What is needed:
Transcribe the listing verbatim. Do not carry over any pictures.
BEGIN
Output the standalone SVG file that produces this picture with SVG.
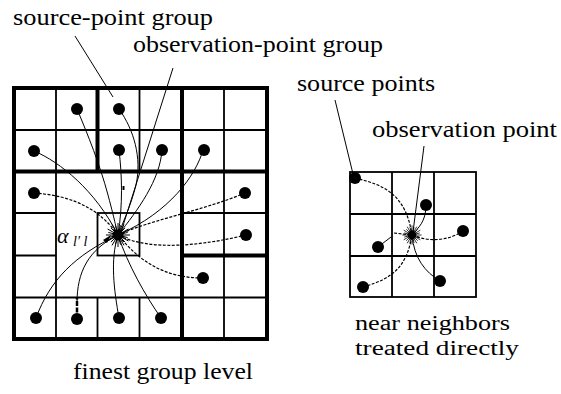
<svg xmlns="http://www.w3.org/2000/svg" xmlns:xlink="http://www.w3.org/1999/xlink" width="561" height="394" viewBox="0 0 561 394">
<style>
.lbl { font-family: "Liberation Serif", "Times New Roman", serif; font-size: 24px; fill: #000; }
.thick { stroke: #000; stroke-width: 4; fill: none; stroke-linecap: square; }
.thin { stroke: #000; stroke-width: 1.8; fill: none; }
.cur { stroke: #000; stroke-width: 1; fill: none; }
.dash { stroke: #000; stroke-width: 1.2; fill: none; stroke-dasharray: 3 1.5; }
.lead { stroke: #000; stroke-width: 1; fill: none; }
.dot { fill: #000; }
</style>
<defs>
<g id="burst">
<path d="M0,0L12,0M0,0L9.7,2.6M0,0L10.4,6M0,0L7.1,7.1M0,0L6,10.4M0,0L2.6,9.7M0,0L0,12M0,0L-2.6,9.7M0,0L-6,10.4M0,0L-7.1,7.1M0,0L-10.4,6M0,0L-9.7,2.6M0,0L-12,0M0,0L-9.7,-2.6M0,0L-10.4,-6M0,0L-7.1,-7.1M0,0L-6,-10.4M0,0L-2.6,-9.7M0,0L0,-12M0,0L2.6,-9.7M0,0L6,-10.4M0,0L7.1,-7.1M0,0L10.4,-6M0,0L9.7,-2.6" stroke="#000" stroke-width="1" fill="none"/>
<circle cx="0" cy="0" r="5.5" fill="#000"/>
</g>
</defs>

<g id="left-grid">
<path class="thin" d="M56,88V339 M224,88V339 M97.5,297.5V339 M139.5,88V171.5 M139.5,297.5V339 M14,130H267 M14,213H56 M14,255.5H56 M182,213H267 M14,297.5H267 M182,255.5H267"/>
<rect class="thin" x="97.5" y="213" width="42" height="42.5"/>
<rect class="thick" x="14" y="88" width="253" height="251"/>
<path class="thick" d="M97.5,88V171.5 M14,171.5H267 M182,88V339 M182,255.5H267"/>
</g>

<g id="right-grid">
<rect class="thin" x="350" y="172" width="126" height="125" stroke-width="2"/>
<path class="thin" stroke-width="2" d="M392,172V297 M434,172V297 M350,214H476 M350,256H476"/>
</g>

<g id="connectors">
<path class="cur" d="M77,109 C88,135 100,165 108,195 S116,228 118,235"/>
<path class="cur" d="M119,109 C134,130 142,158 136,185 C131,205 122,225 118,235"/>
<path class="cur" d="M34,151 C60,162 95,190 118,235"/>
<path class="cur" d="M119,150 C122,175 123,205 118,235"/>
<path class="cur" d="M162,150 C160,180 138,210 118,235"/>
<path class="cur" d="M203,150 C196,175 170,212 118,235"/>
<path class="dash" d="M34,193 C75,196 100,210 118,235"/>
<path class="dash" d="M245,193 C205,210 150,220 118,235"/>
<path class="dash" d="M246,235 C205,245 150,252 118,235"/>
<path class="dash" d="M203,278 C165,278 140,262 118,235"/>
<path class="cur" d="M36,318 C50,280 75,255 118,235"/>
<path class="cur" d="M77,303 C77,272 88,250 118,235"/>
<path d="M77,319 L77,298" stroke="#000" stroke-width="2.5" stroke-dasharray="5 1.5"/>
<path class="cur" d="M119,318 C114,290 110,260 118,235"/>
<path class="cur" d="M161,318 C145,295 128,265 118,235"/>
<rect x="122.5" y="186" width="2" height="4" fill="#000"/>
<polygon points="103,240 111,235 107,243" fill="#000"/>
<path class="dash" d="M355,178 C385,185 406,195 412,235"/>
<path class="cur" d="M426,205 C426,222 418,228 412,235"/>
<path class="dash" d="M463,231 C450,240 430,243 412,235"/>
<path class="cur" d="M378,247 L391,237"/>
<path class="dash" d="M394,233 L412,235"/>
<path class="cur" d="M440,281 C425,272 414,258 412,235"/>
<path class="dash" d="M363,287 C395,278 407,265 412,235"/>
<path class="lead" d="M75,36 L113,97"/>
<path class="lead" d="M173,68 L121,232"/>
<path class="lead" d="M335,100 L353,174"/>
<path class="lead" d="M424,146 L413,232"/>
</g>

<g id="left-points">
<circle class="dot" cx="77" cy="109" r="6"/>
<circle class="dot" cx="119" cy="109" r="6"/>
<circle class="dot" cx="34" cy="151" r="6"/>
<circle class="dot" cx="119" cy="150" r="6"/>
<circle class="dot" cx="162" cy="150" r="6"/>
<circle class="dot" cx="204" cy="150" r="6"/>
<circle class="dot" cx="34" cy="193" r="6"/>
<circle class="dot" cx="245" cy="193" r="6"/>
<circle class="dot" cx="246" cy="235" r="6"/>
<circle class="dot" cx="203" cy="278" r="6"/>
<circle class="dot" cx="36" cy="318" r="6"/>
<circle class="dot" cx="77" cy="319" r="6"/>
<circle class="dot" cx="119" cy="318" r="6"/>
<circle class="dot" cx="161" cy="318" r="6"/>
</g>
<g id="left-observation">
<use xlink:href="#burst" transform="translate(118,235)"/>
</g>

<g id="right-points">
<circle class="dot" cx="355" cy="178" r="6"/>
<circle class="dot" cx="426" cy="205" r="6"/>
<circle class="dot" cx="463" cy="231" r="6"/>
<circle class="dot" cx="378" cy="247" r="6"/>
<circle class="dot" cx="440" cy="281" r="6"/>
<circle class="dot" cx="363" cy="287" r="6"/>
</g>
<g id="right-observation">
<use xlink:href="#burst" transform="translate(412,235) scale(0.8)"/>
</g>

<g id="labels">
<text class="lbl" x="13" y="25" textLength="200" lengthAdjust="spacingAndGlyphs">source-point group</text>
<text class="lbl" x="133" y="52" textLength="250" lengthAdjust="spacingAndGlyphs">observation-point group</text>
<text class="lbl" x="297" y="91" textLength="138" lengthAdjust="spacingAndGlyphs">source points</text>
<text class="lbl" x="372" y="137" textLength="185" lengthAdjust="spacingAndGlyphs">observation point</text>
<text class="lbl" x="355" y="330" style="font-size:20px" textLength="155" lengthAdjust="spacingAndGlyphs">near neighbors</text>
<text class="lbl" x="355" y="355" style="font-size:20px" textLength="164" lengthAdjust="spacingAndGlyphs">treated directly</text>
<text class="lbl" x="73" y="379" textLength="180" lengthAdjust="spacingAndGlyphs">finest group level</text>
<text class="lbl" x="57" y="243" style="font-size:22px;font-style:italic">α</text>
<text class="lbl" x="73" y="246" style="font-size:14px;font-style:italic">l′ l</text>
</g>
</svg>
END
Correct output:
Output the standalone SVG file that produces this picture with SVG.
<svg xmlns="http://www.w3.org/2000/svg" xmlns:xlink="http://www.w3.org/1999/xlink" width="561" height="394" viewBox="0 0 561 394">
<style>
.lbl { font-family: "Liberation Serif", "Times New Roman", serif; font-size: 24px; fill: #000; }
.thick { stroke: #000; stroke-width: 4; fill: none; stroke-linecap: square; }
.thin { stroke: #000; stroke-width: 1.8; fill: none; }
.cur { stroke: #000; stroke-width: 1; fill: none; }
.dash { stroke: #000; stroke-width: 1.2; fill: none; stroke-dasharray: 3 1.5; }
.lead { stroke: #000; stroke-width: 1; fill: none; }
.dot { fill: #000; }
</style>
<defs>
<g id="burst">
<path d="M0,0L12,0M0,0L9.7,2.6M0,0L10.4,6M0,0L7.1,7.1M0,0L6,10.4M0,0L2.6,9.7M0,0L0,12M0,0L-2.6,9.7M0,0L-6,10.4M0,0L-7.1,7.1M0,0L-10.4,6M0,0L-9.7,2.6M0,0L-12,0M0,0L-9.7,-2.6M0,0L-10.4,-6M0,0L-7.1,-7.1M0,0L-6,-10.4M0,0L-2.6,-9.7M0,0L0,-12M0,0L2.6,-9.7M0,0L6,-10.4M0,0L7.1,-7.1M0,0L10.4,-6M0,0L9.7,-2.6" stroke="#000" stroke-width="1" fill="none"/>
<circle cx="0" cy="0" r="5.5" fill="#000"/>
</g>
</defs>

<g id="left-grid">
<path class="thin" d="M56,88V339 M224,88V339 M97.5,297.5V339 M139.5,88V171.5 M139.5,297.5V339 M14,130H267 M14,213H56 M14,255.5H56 M182,213H267 M14,297.5H267 M182,255.5H267"/>
<rect class="thin" x="97.5" y="213" width="42" height="42.5"/>
<rect class="thick" x="14" y="88" width="253" height="251"/>
<path class="thick" d="M97.5,88V171.5 M14,171.5H267 M182,88V339 M182,255.5H267"/>
</g>

<g id="right-grid">
<rect class="thin" x="350" y="172" width="126" height="125" stroke-width="2"/>
<path class="thin" stroke-width="2" d="M392,172V297 M434,172V297 M350,214H476 M350,256H476"/>
</g>

<g id="connectors">
<path class="cur" d="M77,109 C88,135 100,165 108,195 S116,228 118,235"/>
<path class="cur" d="M119,109 C134,130 142,158 136,185 C131,205 122,225 118,235"/>
<path class="cur" d="M34,151 C60,162 95,190 118,235"/>
<path class="cur" d="M119,150 C122,175 123,205 118,235"/>
<path class="cur" d="M162,150 C160,180 138,210 118,235"/>
<path class="cur" d="M203,150 C196,175 170,212 118,235"/>
<path class="dash" d="M34,193 C75,196 100,210 118,235"/>
<path class="dash" d="M245,193 C205,210 150,220 118,235"/>
<path class="dash" d="M246,235 C205,245 150,252 118,235"/>
<path class="dash" d="M203,278 C165,278 140,262 118,235"/>
<path class="cur" d="M36,318 C50,280 75,255 118,235"/>
<path class="cur" d="M77,303 C77,272 88,250 118,235"/>
<path d="M77,319 L77,298" stroke="#000" stroke-width="2.5" stroke-dasharray="5 1.5"/>
<path class="cur" d="M119,318 C114,290 110,260 118,235"/>
<path class="cur" d="M161,318 C145,295 128,265 118,235"/>
<rect x="122.5" y="186" width="2" height="4" fill="#000"/>
<polygon points="103,240 111,235 107,243" fill="#000"/>
<path class="dash" d="M355,178 C385,185 406,195 412,235"/>
<path class="cur" d="M426,205 C426,222 418,228 412,235"/>
<path class="dash" d="M463,231 C450,240 430,243 412,235"/>
<path class="cur" d="M378,247 L391,237"/>
<path class="dash" d="M394,233 L412,235"/>
<path class="cur" d="M440,281 C425,272 414,258 412,235"/>
<path class="dash" d="M363,287 C395,278 407,265 412,235"/>
<path class="lead" d="M75,36 L113,97"/>
<path class="lead" d="M173,68 L121,232"/>
<path class="lead" d="M335,100 L353,174"/>
<path class="lead" d="M424,146 L413,232"/>
</g>

<g id="left-points">
<circle class="dot" cx="77" cy="109" r="6"/>
<circle class="dot" cx="119" cy="109" r="6"/>
<circle class="dot" cx="34" cy="151" r="6"/>
<circle class="dot" cx="119" cy="150" r="6"/>
<circle class="dot" cx="162" cy="150" r="6"/>
<circle class="dot" cx="204" cy="150" r="6"/>
<circle class="dot" cx="34" cy="193" r="6"/>
<circle class="dot" cx="245" cy="193" r="6"/>
<circle class="dot" cx="246" cy="235" r="6"/>
<circle class="dot" cx="203" cy="278" r="6"/>
<circle class="dot" cx="36" cy="318" r="6"/>
<circle class="dot" cx="77" cy="319" r="6"/>
<circle class="dot" cx="119" cy="318" r="6"/>
<circle class="dot" cx="161" cy="318" r="6"/>
</g>
<g id="left-observation">
<use xlink:href="#burst" transform="translate(118,235)"/>
</g>

<g id="right-points">
<circle class="dot" cx="355" cy="178" r="6"/>
<circle class="dot" cx="426" cy="205" r="6"/>
<circle class="dot" cx="463" cy="231" r="6"/>
<circle class="dot" cx="378" cy="247" r="6"/>
<circle class="dot" cx="440" cy="281" r="6"/>
<circle class="dot" cx="363" cy="287" r="6"/>
</g>
<g id="right-observation">
<use xlink:href="#burst" transform="translate(412,235) scale(0.8)"/>
</g>

<g id="labels">
<text class="lbl" x="13" y="25" textLength="200" lengthAdjust="spacingAndGlyphs">source-point group</text>
<text class="lbl" x="133" y="52" textLength="250" lengthAdjust="spacingAndGlyphs">observation-point group</text>
<text class="lbl" x="297" y="91" textLength="138" lengthAdjust="spacingAndGlyphs">source points</text>
<text class="lbl" x="372" y="137" textLength="185" lengthAdjust="spacingAndGlyphs">observation point</text>
<text class="lbl" x="355" y="330" style="font-size:20px" textLength="155" lengthAdjust="spacingAndGlyphs">near neighbors</text>
<text class="lbl" x="355" y="355" style="font-size:20px" textLength="164" lengthAdjust="spacingAndGlyphs">treated directly</text>
<text class="lbl" x="73" y="379" textLength="180" lengthAdjust="spacingAndGlyphs">finest group level</text>
<text class="lbl" x="57" y="243" style="font-size:22px;font-style:italic">α</text>
<text class="lbl" x="73" y="246" style="font-size:14px;font-style:italic">l′ l</text>
</g>
</svg>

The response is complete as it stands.